* START *

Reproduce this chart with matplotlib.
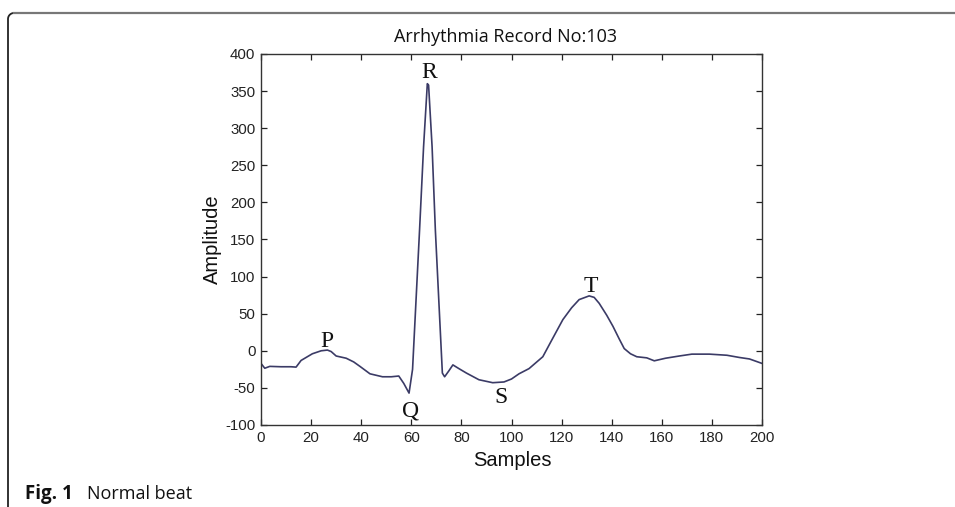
import numpy as np
import matplotlib
matplotlib.use("Agg")
import matplotlib.pyplot as plt
from matplotlib.lines import Line2D

plt.rcParams["axes.unicode_minus"] = False

# ---- data ----
samples = [0, 1.5, 3.5, 8, 12, 14, 16, 20.5, 24, 26.5, 28, 30, 34, 37, 39.5,
           43.5, 48.5, 52, 55, 57, 59.1, 60.5, 63.3, 64.9, 66.4, 66.9, 68.3,
           69.6, 72.4, 73.3, 75, 76.6, 79, 82, 87, 92.5, 97, 100, 103, 107,
           112.5, 116, 120.5, 124, 127, 131, 133, 135, 138, 140.5, 143, 145,
           147.5, 150, 154, 157, 161.5, 167, 172, 179, 186, 191, 195, 200]
amplitude = [-17, -23.5, -21, -21.5, -21.5, -22, -13, -4, 0, 1, -1, -7, -10,
             -15, -21, -31, -35, -35, -34, -44, -57, -25, 163, 275, 360, 358,
             275, 163, -30, -35, -27, -19, -24, -30, -39, -43, -42, -38, -31,
             -24, -8, 14, 42, 58, 69, 74, 72, 64, 48, 33, 16, 3, -4, -8, -9.5,
             -13.5, -10, -7, -4.5, -4.5, -6, -9, -11, -17]

wave_labels = ["P", "Q", "R", "S", "T"]
wave_x = [26.2, 59.8, 67.3, 95.9, 131.7]
wave_y = [4.7, -88, 367, -70, 79]

xticks = list(range(0, 201, 20))
yticks = list(range(-100, 401, 50))

title = "Arrhythmia Record No:103"
xlabel = "Samples"
ylabel = "Amplitude"

W, H = 955, 507
fig = plt.figure(figsize=(W / 100, H / 100), dpi=100)
fig.patch.set_facecolor("white")


def px(x, y):
    return x / W, 1 - y / H


# axes placement
L, R_, T_, B = 261, 762, 54, 425
ax = fig.add_axes([L / W, 1 - B / H, (R_ - L) / W, (B - T_) / H])
ax.plot(samples, amplitude, color="#3b3b66", lw=1.2)
ax.set_xlim(0, 200)
ax.set_ylim(-100, 400)
ax.set_xticks(xticks)
ax.set_yticks(yticks)
ax.tick_params(direction="in", top=True, right=True, length=4.5, width=0.9,
               labelsize=10.8, colors="#222222")
ax.tick_params(axis="x", pad=4.5)
ax.tick_params(axis="y", pad=4)
for lab in ax.get_xticklabels() + ax.get_yticklabels():
    lab.set_fontfamily("Liberation Sans")
for sp in ax.spines.values():
    sp.set_color("#333333")
    sp.set_linewidth(1.0)

for lab, xv, yv in zip(wave_labels, wave_x, wave_y):
    ax.text(xv, yv, lab, ha="center", va="baseline", fontsize=17,
            family="Liberation Serif", color="#111111")

fig.text(*px(506, 41.5), title, ha="center", va="baseline", fontsize=13,
         family="Open Sans", color="#111111")
fig.text(*px(512, 466), xlabel, ha="center", va="baseline", fontsize=14.5,
         family="Liberation Sans", color="#111111")
fig.text(*px(212, 239.5), ylabel, ha="center", va="center", rotation=90,
         fontsize=14.5, family="Liberation Sans", color="#111111")

fig.text(*px(25, 499), "Fig. 1", ha="left", va="baseline", fontsize=13.5,
         family="Open Sans", weight="bold", color="#111111")
fig.text(*px(87, 499), "Normal beat", ha="left", va="baseline", fontsize=13,
         family="Open Sans", color="#111111")

# rounded frame (left + top)
r = 6
th = np.linspace(np.pi, np.pi / 2, 12)
cx, cy = 8 + r, 13 + r
arc_x = cx + r * np.cos(th)
arc_y = cy - r * np.sin(th)
lx = [8, 8] + list(arc_x)
ly = [507, cy] + list(arc_y)
fig.add_artist(Line2D([v / W for v in lx], [1 - v / H for v in ly],
                      transform=fig.transFigure, color="#222222", lw=1.3))
fig.add_artist(Line2D([cx / W, 1.0], [1 - 13 / H, 1 - 13 / H],
                      transform=fig.transFigure, color="#777777", lw=1.6))

fig.savefig("out.png", dpi=100, facecolor="white")
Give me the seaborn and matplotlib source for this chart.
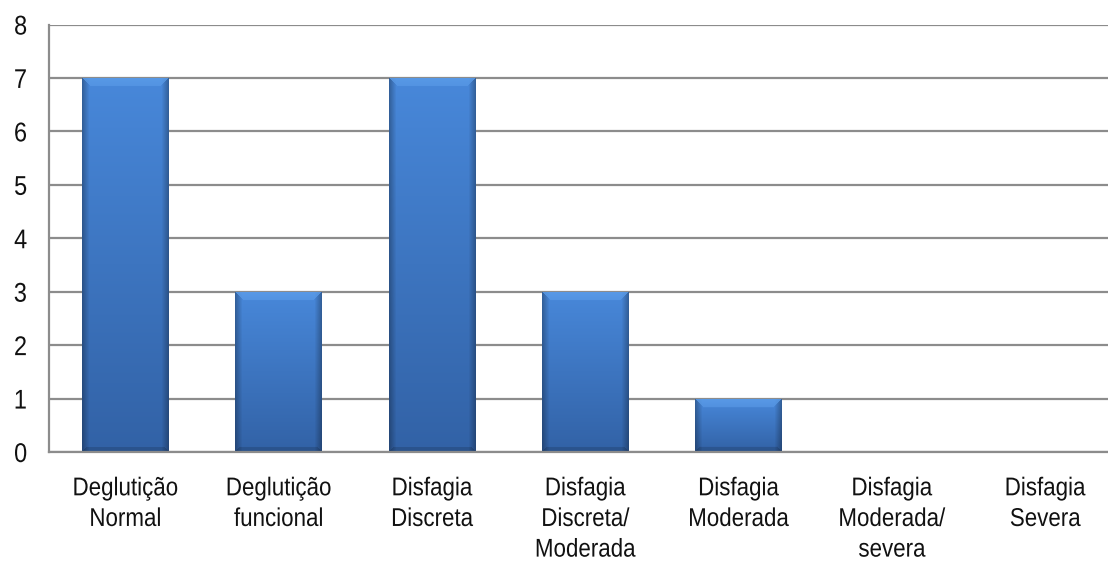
import numpy as np
import pandas as pd
import matplotlib
matplotlib.use("Agg")
import matplotlib.pyplot as plt
import matplotlib.colors as mcolors
from matplotlib.transforms import Affine2D
from matplotlib.patheffects import AbstractPathEffect
import seaborn as sns

categories = ["Deglutição\nNormal", "Deglutição\nfuncional", "Disfagia\nDiscreta",
              "Disfagia\nDiscreta/\nModerada", "Disfagia\nModerada",
              "Disfagia\nModerada/\nsevera", "Disfagia\nSevera"]
values = [7, 3, 7, 3, 1, 0, 0]
yticks = [0, 1, 2, 3, 4, 5, 6, 7, 8]

sns.set_style("white")
plt.rcParams['font.family'] = ['Liberation Sans', 'DejaVu Sans']


class Squeeze(AbstractPathEffect):
    """Narrow the glyphs horizontally (imitates a condensed typeface)."""
    def __init__(self, sx=0.88):
        super().__init__()
        self.sx = sx

    def draw_path(self, renderer, gc, tpath, affine, rgbFace=None):
        v = tpath.vertices
        cx = (v[:, 0].min() + v[:, 0].max()) / 2 if len(v) else 0.0
        t = Affine2D().translate(-cx, 0).scale(self.sx, 1).translate(cx, 0) + affine
        renderer.draw_path(gc, tpath, t, rgbFace)


W, H = 1108, 563
fig = plt.figure(figsize=(W / 100, H / 100), dpi=100)
left_px, right_px, top_px, bot_px = 49, 1122, 24.5, 452
ax = fig.add_axes([left_px / W, 1 - bot_px / H, (right_px - left_px) / W, (bot_px - top_px) / H])

df = pd.DataFrame({"cat": categories, "val": values})
sns.barplot(data=df, x="cat", y="val", ax=ax, color="#3f7fcf", width=0.567,
            saturation=1, edgecolor="none", linewidth=0)

ax.set_ylim(0, 8)
ax.set_xlim(-0.5, len(categories) - 0.5)
ax.set_xlabel("")
ax.set_ylabel("")
ax.grid(axis="y", color="#8c8c8c", linewidth=1.6)
ax.set_axisbelow(True)
for s in ["top", "right"]:
    ax.spines[s].set_visible(False)
for s in ["left", "bottom"]:
    ax.spines[s].set_color("#8c8c8c")
    ax.spines[s].set_linewidth(1.6)
    ax.spines[s].set_zorder(3)
ax.tick_params(axis="both", length=0, colors="#111111")
ax.tick_params(axis="x", pad=17.5)
ax.tick_params(axis="y", pad=15)
ax.set_xticks(range(len(categories)))
ax.set_xticklabels(categories, linespacing=1.35, fontsize=18.5,
                   path_effects=[Squeeze(0.87)])
ax.set_yticks(yticks)
ax.set_yticklabels([str(v) for v in yticks], fontsize=19.5,
                   path_effects=[Squeeze(0.87)])

# gradient / bevel fill for each bar
top_c = np.array(mcolors.to_rgb("#4888da"))
bot_c = np.array(mcolors.to_rgb("#3262a6"))
fig.canvas.draw()
for p in list(ax.patches):
    h_data = p.get_height()
    if h_data <= 0:
        continue
    x0 = p.get_x(); w_data = p.get_width()
    bb = p.get_window_extent()
    wpx = max(int(round(bb.width)), 2)
    hpx = max(int(round(bb.height)), 2)
    ii = np.arange(hpx)[:, None] * np.ones((1, wpx))
    jj = np.ones((hpx, 1)) * np.arange(wpx)[None, :]
    t = ii / max(hpx - 1, 1)
    img = top_c[None, None, :] * (1 - t[..., None]) + bot_c[None, None, :] * t[..., None]
    d = np.minimum(jj, wpx - 1 - jj)
    edge = 7.0
    fac = np.where(d < edge, 0.72 + 0.28 * (d / edge), 1.0)
    img = img * fac[..., None]
    bevel = 9.0
    topband = (ii < bevel) & (ii <= d)
    light = np.array(mcolors.to_rgb("#5c9de9"))
    tb = (1 - ii / bevel)
    mix = np.where(topband, 0.55 + 0.45 * tb * 0.6, 0.0)
    img = img * (1 - mix[..., None]) + light[None, None, :] * mix[..., None]
    db = hpx - 1 - ii
    botband = (db < 5) & (db <= d)
    img = np.where(botband[..., None], img * 0.85, img)
    img = np.clip(img, 0, 1)
    im = ax.imshow(img, extent=(x0, x0 + w_data, 0, h_data), origin="upper",
                   aspect="auto", interpolation="bilinear", zorder=2.5)
    im.set_clip_path(p)

ax.set_xlim(-0.5, len(categories) - 0.5)
ax.set_ylim(0, 8)
fig.savefig("out.png", dpi=100)
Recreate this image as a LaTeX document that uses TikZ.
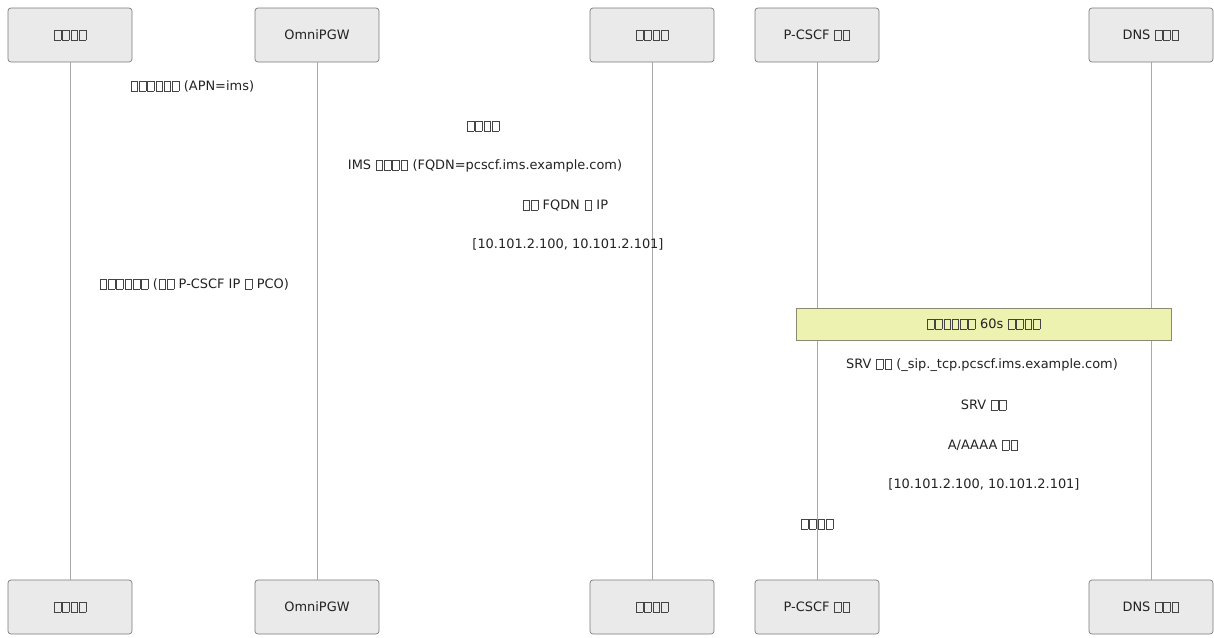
\documentclass[tikz,border=0pt]{standalone}
\usepackage{fontspec}
\setmainfont{DejaVu Sans}
\definecolor{actfill}{HTML}{EAEAEA}
\definecolor{actdraw}{HTML}{7A7A7A}
\definecolor{lifeline}{HTML}{A8A8A8}
\definecolor{notefill}{HTML}{EEF2B0}
\definecolor{notedraw}{HTML}{8A8A70}
\definecolor{txt}{HTML}{222222}
\definecolor{tofu}{HTML}{444444}
\newcommand{\tf}{\kern0.05em{\color{tofu}\setlength{\fboxsep}{0pt}\setlength{\fboxrule}{0.3pt}\fbox{\rule{0pt}{0.72em}\rule{0.48em}{0pt}}}\kern0.05em}
\tikzset{
  actor/.style={draw=actdraw, fill=actfill, rounded corners=2.2pt, minimum width=93pt, minimum height=40.5pt, inner sep=0pt, font=\fontsize{9.7}{11}\selectfont, text=txt, line width=0.5pt},
  life/.style={draw=lifeline, line width=0.6pt},
  msg/.style={inner sep=0pt, font=\fontsize{9.7}{11}\selectfont, text=txt, anchor=base},
  notebox/.style={draw=notedraw, fill=notefill, minimum width=281.25pt, minimum height=24pt, inner sep=0pt, font=\fontsize{9.7}{11}\selectfont, text=txt, line width=0.55pt},
}
\begin{document}
\begin{tikzpicture}[x=0.75pt, y=-0.75pt]
\useasboundingbox (0,0) rectangle (1214,637);
% top actors
\node[actor] (a1) at (70,35) {\tf\tf\tf\tf};
\node[actor] (a2) at (317,35) {OmniPGW};
\node[actor] (a3) at (652,35) {\tf\tf\tf\tf};
\node[actor] (a4) at (817,35) {P-CSCF \tf\tf};
\node[actor] (a5) at (1151,35) {DNS \tf\tf\tf};
% bottom actors
\node[actor] (b1) at (70,607) {\tf\tf\tf\tf};
\node[actor] (b2) at (317,607) {OmniPGW};
\node[actor] (b3) at (652,607) {\tf\tf\tf\tf};
\node[actor] (b4) at (817,607) {P-CSCF \tf\tf};
\node[actor] (b5) at (1151,607) {DNS \tf\tf\tf};
% lifelines
\foreach \i in {1,...,5} { \draw[life] (a\i.south) -- (b\i.north); }
% note
\node[notebox] (n1) at (983.5,324) {\tf\tf\tf\tf\tf\tf\ 60s \tf\tf\tf\tf};
% message labels
\node[msg] (m1) at (192,90.5) {\tf\tf\tf\tf\tf\tf\ (APN=ims)};
\node[msg] (m2) at (483,131) {\tf\tf\tf\tf};
\node[msg] (m3) at (485,169.5) {IMS \tf\tf\tf\tf\ (FQDN=pcscf.ims.example.com)};
\node[msg] (m4) at (565,209.5) {\tf\tf\ FQDN \tf\ IP};
\node[msg] (m5) at (568,248.5) {[10.101.2.100, 10.101.2.101]};
\node[msg] (m6) at (194,288.5) {\tf\tf\tf\tf\tf\tf\ (\tf\tf\ P-CSCF IP \tf\ PCO)};
\node[msg] (m7) at (982,368.5) {SRV \tf\tf\ (\_sip.\_tcp.pcscf.ims.example.com)};
\node[msg] (m8) at (984,409.5) {SRV \tf\tf};
\node[msg] (m9) at (983,449.5) {A/AAAA \tf\tf};
\node[msg] (m10) at (984,488.5) {[10.101.2.100, 10.101.2.101]};
\node[msg] (m11) at (817,528.5) {\tf\tf\tf\tf};
\end{tikzpicture}
\end{document}
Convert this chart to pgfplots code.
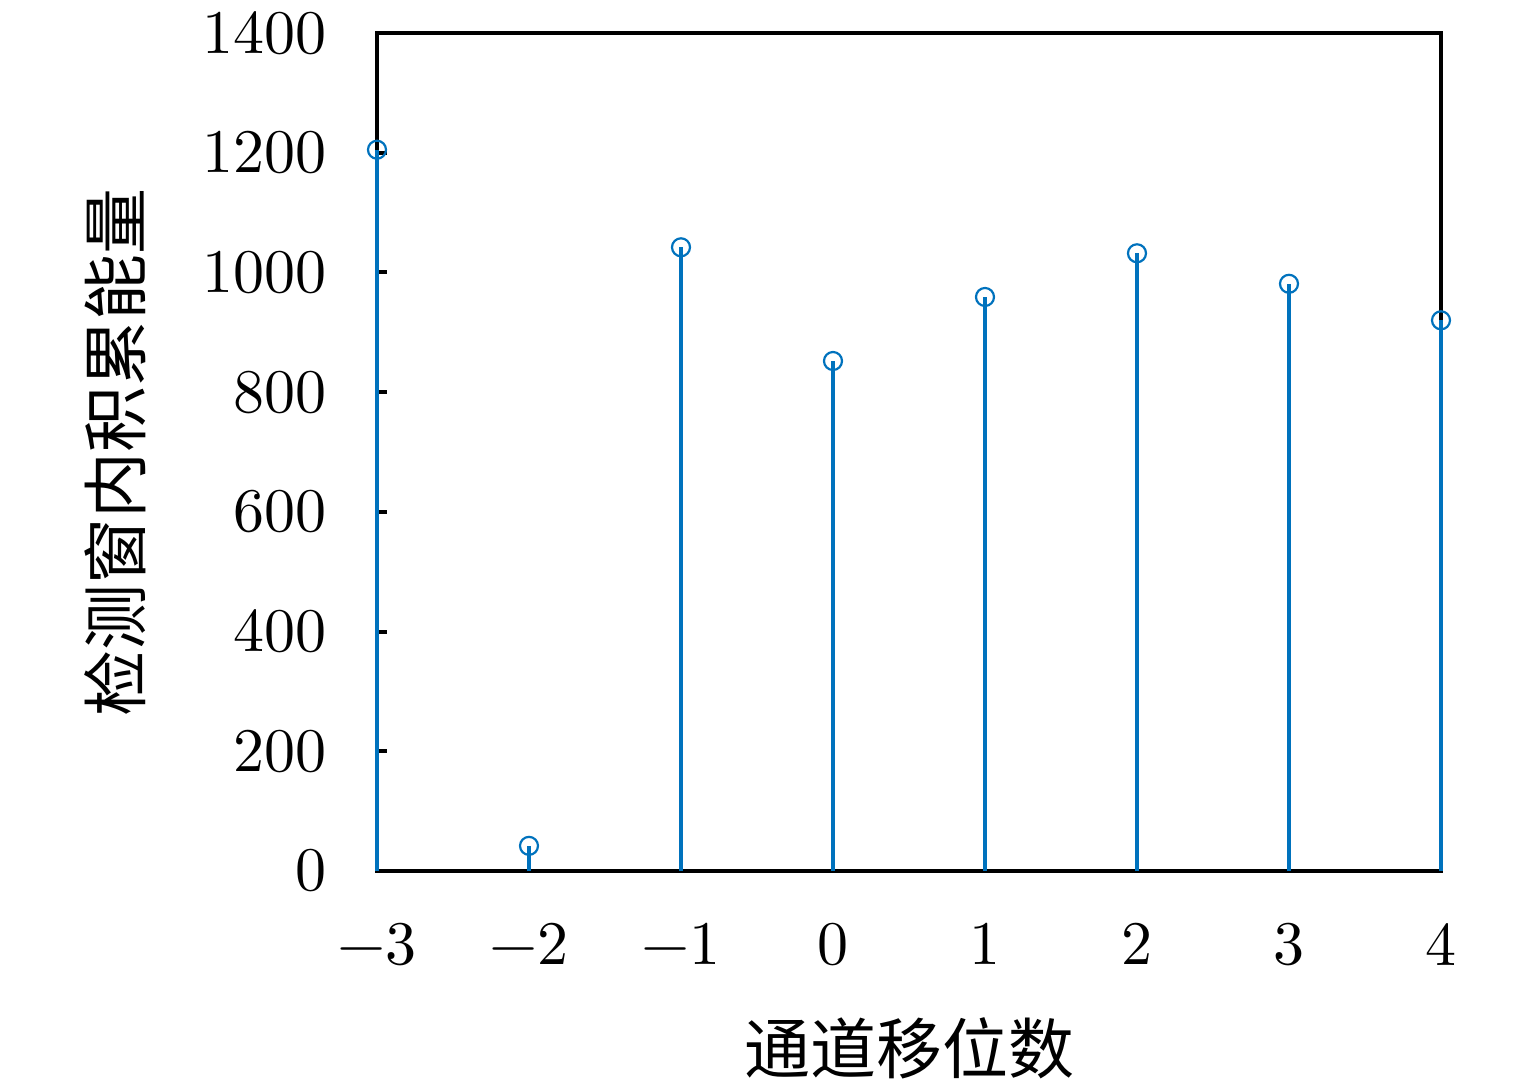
\documentclass[border=0pt]{standalone}
\usepackage{fontspec}
\newfontfamily\cjk{Noto Sans CJK SC}
\newfontfamily\lmten{lmroman10-regular}[Extension=.otf]
\usepackage{pgfplots}
\pgfplotsset{compat=1.18}
\definecolor{mblue}{RGB}{0,114,189}
\begin{document}
\begin{tikzpicture}
\useasboundingbox (-188.5pt,-105.5pt) rectangle (579pt,435.5pt);
\begin{axis}[
  at={(0,0)}, anchor=south west,
  scale only axis, width=532pt, height=419pt,
  xmin=-3, xmax=4, ymin=0, ymax=1400,
  xtick={-3,-2,...,4}, ytick={0,200,...,1400},
  xticklabels={−3,−2,−1,0,1,2,3,4},
  yticklabels={0,200,400,600,800,1000,1200,1400},
  xtick pos=bottom, ytick pos=left,
  tick align=inside, major tick length=5pt,
  axis line style={black, line width=2.2pt},
  every tick/.style={black, line width=2pt},
  tick label style={font=\lmten\fontsize{31}{37}\selectfont},
  xticklabel style={anchor=north, inner sep=0pt, yshift=-26pt},
  yticklabel style={anchor=east, inner sep=0pt, xshift=-25pt},
  xlabel={\cjk 通道移位数},
  ylabel={\cjk 检测窗内积累能量},
  label style={font=\fontsize{33}{40}\selectfont},
  xlabel style={at={(axis description cs:0.5,-0.2112)}, anchor=center},
  ylabel style={at={(axis description cs:-0.2462,0.5)}, anchor=center},
  clip=false,
]
\addplot[ycomb, mblue, line width=2pt, mark=o, mark size=4.5pt, mark options={line width=1.1pt, fill=none}]
  coordinates {(-3,1205) (-2,42) (-1,1042) (0,852) (1,959) (2,1032) (3,981) (4,920)};
\end{axis}
\end{tikzpicture}
\end{document}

* END *

= Problem to work on =
Leaving out every picture, transcribe exactly the lines from the line that contains "Convert this chart to pgfplots code." through the final line of the entries above.

= Solution to this exercise =
Convert this chart to pgfplots code.
\documentclass[border=0pt]{standalone}
\usepackage{fontspec}
\newfontfamily\cjk{Noto Sans CJK SC}
\newfontfamily\lmten{lmroman10-regular}[Extension=.otf]
\usepackage{pgfplots}
\pgfplotsset{compat=1.18}
\definecolor{mblue}{RGB}{0,114,189}
\begin{document}
\begin{tikzpicture}
\useasboundingbox (-188.5pt,-105.5pt) rectangle (579pt,435.5pt);
\begin{axis}[
  at={(0,0)}, anchor=south west,
  scale only axis, width=532pt, height=419pt,
  xmin=-3, xmax=4, ymin=0, ymax=1400,
  xtick={-3,-2,...,4}, ytick={0,200,...,1400},
  xticklabels={−3,−2,−1,0,1,2,3,4},
  yticklabels={0,200,400,600,800,1000,1200,1400},
  xtick pos=bottom, ytick pos=left,
  tick align=inside, major tick length=5pt,
  axis line style={black, line width=2.2pt},
  every tick/.style={black, line width=2pt},
  tick label style={font=\lmten\fontsize{31}{37}\selectfont},
  xticklabel style={anchor=north, inner sep=0pt, yshift=-26pt},
  yticklabel style={anchor=east, inner sep=0pt, xshift=-25pt},
  xlabel={\cjk 通道移位数},
  ylabel={\cjk 检测窗内积累能量},
  label style={font=\fontsize{33}{40}\selectfont},
  xlabel style={at={(axis description cs:0.5,-0.2112)}, anchor=center},
  ylabel style={at={(axis description cs:-0.2462,0.5)}, anchor=center},
  clip=false,
]
\addplot[ycomb, mblue, line width=2pt, mark=o, mark size=4.5pt, mark options={line width=1.1pt, fill=none}]
  coordinates {(-3,1205) (-2,42) (-1,1042) (0,852) (1,959) (2,1032) (3,981) (4,920)};
\end{axis}
\end{tikzpicture}
\end{document}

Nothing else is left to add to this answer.